Two years ago they were near the top of the West standings before the turn of the calendar when Zion went down with a hamstring injury that wound up sidelining him for the rest of the season. The Pelicans failed to make the playoffs in 2023.

Last year, Williamson, who played in just 85 games through his first three seasons, got everyone’s hopes up after he played in 70 regular-season games and dropped 40 points on the Lakers in the play-in game only to go down yet again with a hamstring strain in the final minutes. Without Williamson, the Pelicans got swept in the first round by the top-seeded Thunder.

It has just never happened for Zion or, by extension, this Pelicans team. They loaded up with a ton of young talent and draft picks after trading Anthony Davis, and added a bunch more draft capital to their chest with the Jrue Holiday trade to Milwaukee. They made trades for major players like McCollum and Murray. They have the talent to force you into believing in them even though they have never been able to stay healthy enough to see anything through. 

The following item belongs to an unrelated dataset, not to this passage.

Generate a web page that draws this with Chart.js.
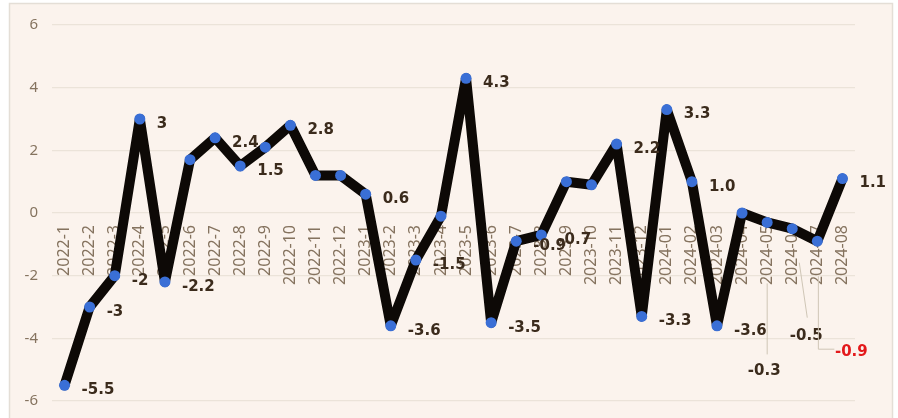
<!DOCTYPE html>
<html>
<head>
<meta charset="utf-8">
<script src="https://cdn.jsdelivr.net/npm/chart.js@4.4.1/dist/chart.umd.min.js"></script>
<style>
  html, body { margin: 0; padding: 0; background: #ffffff; }
  #wrap { width: 898px; height: 418px; position: relative; }
</style>
</head>
<body>
<div id="wrap"><canvas id="lineChart" width="898" height="418"></canvas></div>
<script>
// months on the x axis
const months = [
    '2022-1', '2022-2', '2022-3', '2022-4', '2022-5', '2022-6', '2022-7', '2022-8', '2022-9', '2022-10', '2022-11', '2022-12',
    '2023-1', '2023-2', '2023-3', '2023-4', '2023-5', '2023-6', '2023-7', '2023-8', '2023-9', '2023-10', '2023-11', '2023-12',
    '2024-01', '2024-02', '2024-03', '2024-04', '2024-05', '2024-06', '2024-07', '2024-08'
];
// monthly values
const values = [
    -5.5, -3, -2, 3, -2.2, 1.7, 2.4, 1.5, 2.1, 2.8, 1.2, 1.2,
    0.6, -3.6, -1.5, -0.1, 4.3, -3.5, -0.9, -0.7, 1.0, 0.9, 2.2, -3.3,
    3.3, 1.0, -3.6, 0, -0.3, -0.5, -0.9, 1.1
];
// text shown next to a point (null = no label)
const labelTexts = [
    '-5.5', '-3', '-2', '3', '-2.2', null, '2.4', '1.5', null, '2.8', null, null,
    '0.6', '-3.6', '-1.5', null, '4.3', '-3.5', '-0.9', '-0.7', null, null, '2.2', '-3.3',
    '3.3', '1.0', '-3.6', null, '-0.3', '-0.5', '-0.9', '1.1'
];
const yTicks = [-6, -4, -2, 0, 2, 4, 6];

// labels moved away from the line, with leader lines (pixel offsets from the point)
const movedLabels = {
    28: { dx: -3, dy: 149, color: '#3b2b1c', leader: [[0, 61], [0, 132]] },
    29: { dx: 14, dy: 107, color: '#3b2b1c', leader: [[7, 34], [15, 89]] },
    30: { dx: 34, dy: 111, color: '#e3191b', leader: [[1, 35], [1, 108], [17, 108]] }
};

const frame = {
    id: 'frame',
    beforeDraw(chart) {
        const c = chart.ctx;
        c.save();
        c.fillStyle = '#ffffff';
        c.fillRect(0, 0, chart.width, chart.height);
        c.fillStyle = '#fbf3ed';
        c.fillRect(9, 3, 884, chart.height);
        c.strokeStyle = '#e4ded6';
        c.lineWidth = 1.5;
        c.strokeRect(9.5, 3.5, 883, chart.height + 5);
        c.restore();
    }
};

const valueLabels = {
    id: 'valueLabels',
    afterDatasetsDraw(chart) {
        const c = chart.ctx;
        const pts = chart.getDatasetMeta(0).data;
        c.save();
        c.font = 'bold 15px "DejaVu Sans"';
        c.textBaseline = 'middle';
        pts.forEach((p, i) => {
            const txt = labelTexts[i];
            if (!txt) return;
            const m = movedLabels[i];
            if (m) {
                c.strokeStyle = '#cfc6b6';
                c.lineWidth = 1;
                c.beginPath();
                m.leader.forEach((o, k) => {
                    if (k === 0) c.moveTo(p.x + o[0], p.y + o[1]);
                    else c.lineTo(p.x + o[0], p.y + o[1]);
                });
                c.stroke();
                c.fillStyle = m.color;
                c.textAlign = 'center';
                c.fillText(txt, p.x + m.dx, p.y + m.dy);
            } else {
                c.fillStyle = '#3b2b1c';
                c.textAlign = 'left';
                c.fillText(txt, p.x + 17, p.y + 5);
            }
        });
        c.restore();
    }
};

var ctx = document.getElementById('lineChart').getContext('2d');
var lineChart = new Chart(ctx, {
    type: 'line',
    data: {
        labels: months,
        datasets: [{
            data: values,
            borderColor: '#0d0906',
            borderWidth: 10,
            borderJoinStyle: 'round',
            borderCapStyle: 'round',
            tension: 0,
            pointRadius: 5.5,
            pointBackgroundColor: '#3a6fd6',
            pointBorderColor: '#3a6fd6',
            pointBorderWidth: 0
        }]
    },
    options: {
        responsive: false,
        animation: false,
        devicePixelRatio: 1,
        layout: { padding: { top: 25, bottom: 17, right: 43, left: 0 } },
        plugins: {
            legend: { display: false },
            tooltip: { enabled: false }
        },
        scales: {
            x: {
                position: { y: 0 },
                offset: true,
                grid: { display: false },
                border: { display: false },
                ticks: {
                    autoSkip: false,
                    minRotation: 90,
                    maxRotation: 90,
                    padding: 4,
                    color: '#85735f',
                    font: { family: 'Noto Sans', size: 16 }
                },
                afterFit: function (scale) {
                    scale.height = 0;
                    scale.paddingLeft = 0;
                    scale.paddingRight = 0;
                }
            },
            y: {
                min: -6,
                max: 6,
                afterBuildTicks: function (scale) { scale.ticks = yTicks.map(v => ({ value: v })); },
                grid: { color: '#ebe3d9', lineWidth: 1.2, drawTicks: false },
                border: { display: false },
                ticks: {
                    padding: 14,
                    color: '#85735f',
                    font: { family: 'Noto Sans', size: 15 }
                },
                afterFit: function (scale) {
                    scale.width = 52;
                    scale.paddingTop = 0;
                    scale.paddingBottom = 0;
                }
            }
        }
    },
    plugins: [frame, valueLabels]
});
</script>
</body>
</html>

You can fool yourself into an optimistic state again if you’re into that sort of self deception. You can say it’s still early, which it is, and convince yourself that Zion and Murray will get back at some point and in this age of playoff parity, anything is possible if New Orleans gets hot at the right time. Sure. Whatever you say. 

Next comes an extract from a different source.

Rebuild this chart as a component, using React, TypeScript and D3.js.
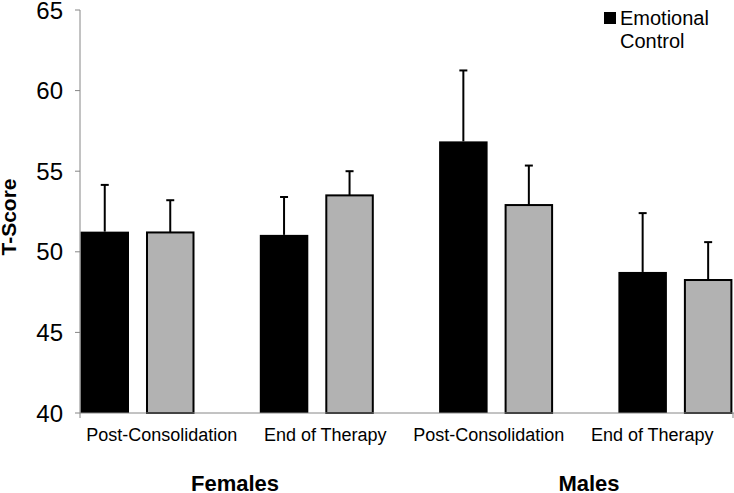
import React from "react";
import * as d3 from "d3";

const categories = ["F-Post", "F-End", "M-Post", "M-End"];
const categoryLabels = ["Post-Consolidation", "End of Therapy", "Post-Consolidation", "End of Therapy"];
const groups = ["Females", "Males"];
const seriesNames = ["Emotional Control", "Other"];
const emotionalControl = [51.25, 51.05, 56.85, 48.75];
const emotionalControlErr = [2.9, 2.35, 4.4, 3.65];
const secondSeries = [51.2, 53.5, 52.9, 48.25];
const secondSeriesErr = [2.0, 1.5, 2.45, 2.35];
const yTicks = [40, 45, 50, 55, 60, 65];

const W = 734;
const H = 493;
const FONT = "'Liberation Sans', Arial, sans-serif";

export default function App() {
  const y = d3.scaleLinear().domain([40, 65]).range([413, 10]);
  const x0 = d3.scaleBand<string>().domain(categories).range([80, 80 + 4 * 179.3]).paddingInner(0).paddingOuter(0);
  const x1 = d3.scaleBand<string>().domain(seriesNames).range([0.5, 114.5]).paddingInner(0.2595).paddingOuter(0);
  const labelX = d3.scaleBand<string>().domain(categories).range([80, 734]);
  const groupX = d3.scaleBand<string>().domain(groups).range([58, 766]);

  const series = [
    { name: seriesNames[0], values: emotionalControl, errs: emotionalControlErr, fill: "#000000", stroke: "none", sw: 0 },
    { name: seriesNames[1], values: secondSeries, errs: secondSeriesErr, fill: "#b2b2b2", stroke: "#000000", sw: 2 },
  ];

  const axisColor = "#868686";

  return (
    <svg width={W} height={H} style={{ position: "absolute", left: 0, top: 0, background: "#fff" }} fontFamily={FONT}>
      <rect x={0} y={0} width={W} height={H} fill="#ffffff" />
      {/* bars */}
      {series.map((s) =>
        categories.map((c, i) => {
          const bx = (x0(c) as number) + (x1(s.name) as number);
          const bw = x1.bandwidth();
          const top = y(s.values[i]);
          const inset = s.sw / 2;
          return (
            <rect
              key={s.name + c}
              x={bx + inset}
              y={top}
              width={bw - 2 * inset}
              height={y(40) - top}
              fill={s.fill}
              stroke={s.stroke}
              strokeWidth={s.sw}
            />
          );
        })
      )}
      {/* error bars */}
      {series.map((s) =>
        categories.map((c, i) => {
          const cx = (x0(c) as number) + (x1(s.name) as number) + x1.bandwidth() / 2;
          const top = y(s.values[i] + s.errs[i]);
          const base = y(s.values[i]);
          return (
            <g key={"e" + s.name + c} stroke="#000" strokeWidth={2}>
              <line x1={cx} x2={cx} y1={base} y2={top} />
              <line x1={cx - 4} x2={cx + 4} y1={top} y2={top} />
            </g>
          );
        })
      )}
      {/* y axis */}
      <line x1={80} x2={80} y1={y(65)} y2={y(40)} stroke={axisColor} strokeWidth={1} />
      {yTicks.map((t) => (
        <g key={t}>
          <line x1={75} x2={80} y1={y(t)} y2={y(t)} stroke={axisColor} strokeWidth={1} />
          <text x={63} y={y(t)} dy="0.36em" textAnchor="end" fontSize={24} fill="#000">
            {t}
          </text>
        </g>
      ))}
      {/* x axis */}
      <line x1={80} x2={W} y1={y(40)} y2={y(40)} stroke={axisColor} strokeWidth={1} />
      <line x1={80} x2={80} y1={y(40)} y2={y(40) + 5} stroke={axisColor} strokeWidth={1} />
      <line x1={733} x2={733} y1={y(40)} y2={y(40) + 5} stroke={axisColor} strokeWidth={1} />
      {categories.map((c, i) => (
        <text
          key={"l" + c}
          x={(labelX(c) as number) + labelX.bandwidth() / 2}
          y={441}
          textAnchor="middle"
          fontSize={18}
          fill="#000"
        >
          {categoryLabels[i]}
        </text>
      ))}
      {groups.map((g) => (
        <text
          key={g}
          x={(groupX(g) as number) + groupX.bandwidth() / 2}
          y={491}
          textAnchor="middle"
          fontSize={22}
          fontWeight="bold"
          fill="#000"
        >
          {g}
        </text>
      ))}
      {/* y title */}
      <text
        transform={`translate(15.5, ${217}) rotate(-90)`}
        textAnchor="middle"
        fontSize={21}
        fontWeight="bold"
        fill="#000"
      >
        T-Score
      </text>
      {/* legend */}
      <rect x={604} y={12} width={12} height={12} fill="#000" />
      <text x={620} y={25} fontSize={20} fill="#000">
        <tspan x={620}>Emotional</tspan>
        <tspan x={620} dy={23}>Control</tspan>
      </text>
    </svg>
  );
}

The reality is we have no idea when Zion will be back, and even when he does, we have no idea when he’ll go down again. At a certain point, depending on any level of sustained Zion health is bordering on a Kawhi-level of ignorance. It sucks, but it is what it is. If the man isn’t hurt, he most likely will be soon. 

And without Zion, this isn’t a viable team. Plain and simple. All these other injuries are just sinking a boat that is simply trying to stay afloat until its best player gets back on deck. By the time a viable roster is on the floor together, New Orleans, which is already hanging out down in the Western cellar alongside Utah and Portland, will likely be too far back to make any sort of realistic run at a top-six seed considering the extreme saturation of really good teams above them. 

And so it’ll back to the play-in. At best. Do we really want to do this again? Coming into this season, the biggest question mark regarding the Pelicans, perhaps other than their trying to go at it without a viable starting center, was whether they could find a palatable trade for Brandon Ingram. That now needs to become the main focus. 

Ingram is on an expiring deal and is going to want a maximum contract next season. The Pelicans will, for all intents and purposes, be forced into paying him something close to that max if it doesn’t find a trade in the meantime. 

Ingram is a very good player. But he doesn’t fit with Zion. They both need the ball to be the best version of themselves, and Zion, even with the virtually guaranteed injury depreciation that has to be factored into his value, is still the better player. Plus, the Pelicans have already paid him the max. That bed was made a long time ago. 

The Pelicans will likely have to take a haircut on an Ingram deal. As good as he is — and he is a top-flight shotmaker and a good playmaker for others off the attention he draws as a scorer — not a lot of teams are looking to build around his archetype. He’s methodical. He lives in the mid range. He’s not quite good enough to really lift a contending team at the brand of usage he requires, and handing him to the keys of anything less than a contender is, well, just another New Orleans situation. 

Given that he’s going to want a big contract this summer, who is going to give away real assets for that kind of player? If anyone would, Ingram would already have been traded. So again, New Orleans is going to take a haircut on any deal they strike, but they need to do it. If this season ends up turning around and somehow everyone gets, and stays, healthy, great. They are still a very good team without Ingram, who wasn’t even in closing lineups at points in the playoffs last year. 

But more likely, this season is shaping up as a wash anyway. New Orleans owns, most likely, seven first-round picks between 2025 and 2031 (they would have eight if Milwaukee’s 2025 pick conveys, but it would have to fall in the top four for that to happen), including swap rights with the Bucks in 2026. Get whatever you can for Ingram, and then start packaging whatever you have to for that “get over the hump” player in subsequent dealings. 

Is this a tank? Not necessarily. Again, the Pelicans can win without Ingram if everyone gets healthy. But that would be a bonus. This is like an insurance policy on the more likely outcome, which is that they’ll be in too deep a hole by the time everyone gets healthy anyway, and even then, how long will they really stay intact? 

So they stock up for next season while also positioning themselves for a lottery pick, which, on this draft, is a major asset to hold. That’s the smart play here. Because this season just keeps going from bad to worse for what feels like the perpetually cursed Pelicans.